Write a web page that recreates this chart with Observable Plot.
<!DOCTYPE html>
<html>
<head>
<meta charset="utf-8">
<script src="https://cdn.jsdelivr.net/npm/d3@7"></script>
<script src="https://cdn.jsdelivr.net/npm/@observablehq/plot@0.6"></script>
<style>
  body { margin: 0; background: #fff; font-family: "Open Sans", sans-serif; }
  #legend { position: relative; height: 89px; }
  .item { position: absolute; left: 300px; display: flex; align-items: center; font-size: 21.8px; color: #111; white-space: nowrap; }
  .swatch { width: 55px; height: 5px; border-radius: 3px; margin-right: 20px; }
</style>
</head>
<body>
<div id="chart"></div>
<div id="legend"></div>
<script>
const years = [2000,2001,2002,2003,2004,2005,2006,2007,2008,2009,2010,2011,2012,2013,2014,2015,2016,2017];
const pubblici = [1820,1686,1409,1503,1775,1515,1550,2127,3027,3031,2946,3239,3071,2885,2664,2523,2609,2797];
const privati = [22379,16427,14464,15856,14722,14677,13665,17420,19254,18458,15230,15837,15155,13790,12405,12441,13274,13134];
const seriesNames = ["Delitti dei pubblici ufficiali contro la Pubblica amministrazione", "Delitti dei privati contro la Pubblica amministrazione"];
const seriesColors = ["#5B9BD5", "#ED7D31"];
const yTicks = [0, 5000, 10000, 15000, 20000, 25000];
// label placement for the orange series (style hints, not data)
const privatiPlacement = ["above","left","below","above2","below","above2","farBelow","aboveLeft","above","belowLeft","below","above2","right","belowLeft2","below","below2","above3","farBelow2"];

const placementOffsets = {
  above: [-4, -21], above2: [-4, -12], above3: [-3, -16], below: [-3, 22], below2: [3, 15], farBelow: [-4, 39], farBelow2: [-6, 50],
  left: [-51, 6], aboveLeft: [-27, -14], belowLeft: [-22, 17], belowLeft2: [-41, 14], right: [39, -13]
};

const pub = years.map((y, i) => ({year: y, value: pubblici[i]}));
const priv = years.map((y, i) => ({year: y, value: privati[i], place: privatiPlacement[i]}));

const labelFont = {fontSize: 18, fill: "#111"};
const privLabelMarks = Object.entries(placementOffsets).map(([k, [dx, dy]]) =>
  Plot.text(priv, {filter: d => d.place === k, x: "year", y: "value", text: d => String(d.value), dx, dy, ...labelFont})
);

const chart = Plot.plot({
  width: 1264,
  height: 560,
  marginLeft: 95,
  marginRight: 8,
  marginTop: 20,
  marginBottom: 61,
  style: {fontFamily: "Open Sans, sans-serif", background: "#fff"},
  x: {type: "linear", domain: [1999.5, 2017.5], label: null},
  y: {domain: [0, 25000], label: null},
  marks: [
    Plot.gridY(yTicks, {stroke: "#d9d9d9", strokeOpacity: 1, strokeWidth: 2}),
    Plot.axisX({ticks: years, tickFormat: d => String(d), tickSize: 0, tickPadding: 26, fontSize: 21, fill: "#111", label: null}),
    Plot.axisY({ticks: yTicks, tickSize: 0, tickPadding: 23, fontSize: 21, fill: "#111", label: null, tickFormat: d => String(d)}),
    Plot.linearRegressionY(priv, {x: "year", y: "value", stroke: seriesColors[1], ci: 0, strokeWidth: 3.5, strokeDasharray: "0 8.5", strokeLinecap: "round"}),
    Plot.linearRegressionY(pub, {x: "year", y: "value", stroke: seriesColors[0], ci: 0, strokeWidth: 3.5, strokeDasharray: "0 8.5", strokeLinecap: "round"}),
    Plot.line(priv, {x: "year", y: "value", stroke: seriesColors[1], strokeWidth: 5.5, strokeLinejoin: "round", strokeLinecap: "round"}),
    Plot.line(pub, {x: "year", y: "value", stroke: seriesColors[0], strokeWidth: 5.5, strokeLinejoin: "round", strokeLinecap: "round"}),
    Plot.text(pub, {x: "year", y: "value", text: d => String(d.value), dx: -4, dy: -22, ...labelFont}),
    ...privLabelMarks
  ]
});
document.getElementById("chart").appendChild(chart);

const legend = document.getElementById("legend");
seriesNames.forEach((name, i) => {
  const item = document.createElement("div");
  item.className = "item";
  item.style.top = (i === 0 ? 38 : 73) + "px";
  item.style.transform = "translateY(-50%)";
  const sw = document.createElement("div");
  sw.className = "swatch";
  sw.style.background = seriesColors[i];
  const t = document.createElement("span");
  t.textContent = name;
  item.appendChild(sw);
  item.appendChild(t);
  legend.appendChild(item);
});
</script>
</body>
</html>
+++++
→ The request: Each line of the listing should be echoed back exactly.

→ Problem solution:
Write a web page that recreates this chart with Observable Plot.
<!DOCTYPE html>
<html>
<head>
<meta charset="utf-8">
<script src="https://cdn.jsdelivr.net/npm/d3@7"></script>
<script src="https://cdn.jsdelivr.net/npm/@observablehq/plot@0.6"></script>
<style>
  body { margin: 0; background: #fff; font-family: "Open Sans", sans-serif; }
  #legend { position: relative; height: 89px; }
  .item { position: absolute; left: 300px; display: flex; align-items: center; font-size: 21.8px; color: #111; white-space: nowrap; }
  .swatch { width: 55px; height: 5px; border-radius: 3px; margin-right: 20px; }
</style>
</head>
<body>
<div id="chart"></div>
<div id="legend"></div>
<script>
const years = [2000,2001,2002,2003,2004,2005,2006,2007,2008,2009,2010,2011,2012,2013,2014,2015,2016,2017];
const pubblici = [1820,1686,1409,1503,1775,1515,1550,2127,3027,3031,2946,3239,3071,2885,2664,2523,2609,2797];
const privati = [22379,16427,14464,15856,14722,14677,13665,17420,19254,18458,15230,15837,15155,13790,12405,12441,13274,13134];
const seriesNames = ["Delitti dei pubblici ufficiali contro la Pubblica amministrazione", "Delitti dei privati contro la Pubblica amministrazione"];
const seriesColors = ["#5B9BD5", "#ED7D31"];
const yTicks = [0, 5000, 10000, 15000, 20000, 25000];
// label placement for the orange series (style hints, not data)
const privatiPlacement = ["above","left","below","above2","below","above2","farBelow","aboveLeft","above","belowLeft","below","above2","right","belowLeft2","below","below2","above3","farBelow2"];

const placementOffsets = {
  above: [-4, -21], above2: [-4, -12], above3: [-3, -16], below: [-3, 22], below2: [3, 15], farBelow: [-4, 39], farBelow2: [-6, 50],
  left: [-51, 6], aboveLeft: [-27, -14], belowLeft: [-22, 17], belowLeft2: [-41, 14], right: [39, -13]
};

const pub = years.map((y, i) => ({year: y, value: pubblici[i]}));
const priv = years.map((y, i) => ({year: y, value: privati[i], place: privatiPlacement[i]}));

const labelFont = {fontSize: 18, fill: "#111"};
const privLabelMarks = Object.entries(placementOffsets).map(([k, [dx, dy]]) =>
  Plot.text(priv, {filter: d => d.place === k, x: "year", y: "value", text: d => String(d.value), dx, dy, ...labelFont})
);

const chart = Plot.plot({
  width: 1264,
  height: 560,
  marginLeft: 95,
  marginRight: 8,
  marginTop: 20,
  marginBottom: 61,
  style: {fontFamily: "Open Sans, sans-serif", background: "#fff"},
  x: {type: "linear", domain: [1999.5, 2017.5], label: null},
  y: {domain: [0, 25000], label: null},
  marks: [
    Plot.gridY(yTicks, {stroke: "#d9d9d9", strokeOpacity: 1, strokeWidth: 2}),
    Plot.axisX({ticks: years, tickFormat: d => String(d), tickSize: 0, tickPadding: 26, fontSize: 21, fill: "#111", label: null}),
    Plot.axisY({ticks: yTicks, tickSize: 0, tickPadding: 23, fontSize: 21, fill: "#111", label: null, tickFormat: d => String(d)}),
    Plot.linearRegressionY(priv, {x: "year", y: "value", stroke: seriesColors[1], ci: 0, strokeWidth: 3.5, strokeDasharray: "0 8.5", strokeLinecap: "round"}),
    Plot.linearRegressionY(pub, {x: "year", y: "value", stroke: seriesColors[0], ci: 0, strokeWidth: 3.5, strokeDasharray: "0 8.5", strokeLinecap: "round"}),
    Plot.line(priv, {x: "year", y: "value", stroke: seriesColors[1], strokeWidth: 5.5, strokeLinejoin: "round", strokeLinecap: "round"}),
    Plot.line(pub, {x: "year", y: "value", stroke: seriesColors[0], strokeWidth: 5.5, strokeLinejoin: "round", strokeLinecap: "round"}),
    Plot.text(pub, {x: "year", y: "value", text: d => String(d.value), dx: -4, dy: -22, ...labelFont}),
    ...privLabelMarks
  ]
});
document.getElementById("chart").appendChild(chart);

const legend = document.getElementById("legend");
seriesNames.forEach((name, i) => {
  const item = document.createElement("div");
  item.className = "item";
  item.style.top = (i === 0 ? 38 : 73) + "px";
  item.style.transform = "translateY(-50%)";
  const sw = document.createElement("div");
  sw.className = "swatch";
  sw.style.background = seriesColors[i];
  const t = document.createElement("span");
  t.textContent = name;
  item.appendChild(sw);
  item.appendChild(t);
  legend.appendChild(item);
});
</script>
</body>
</html>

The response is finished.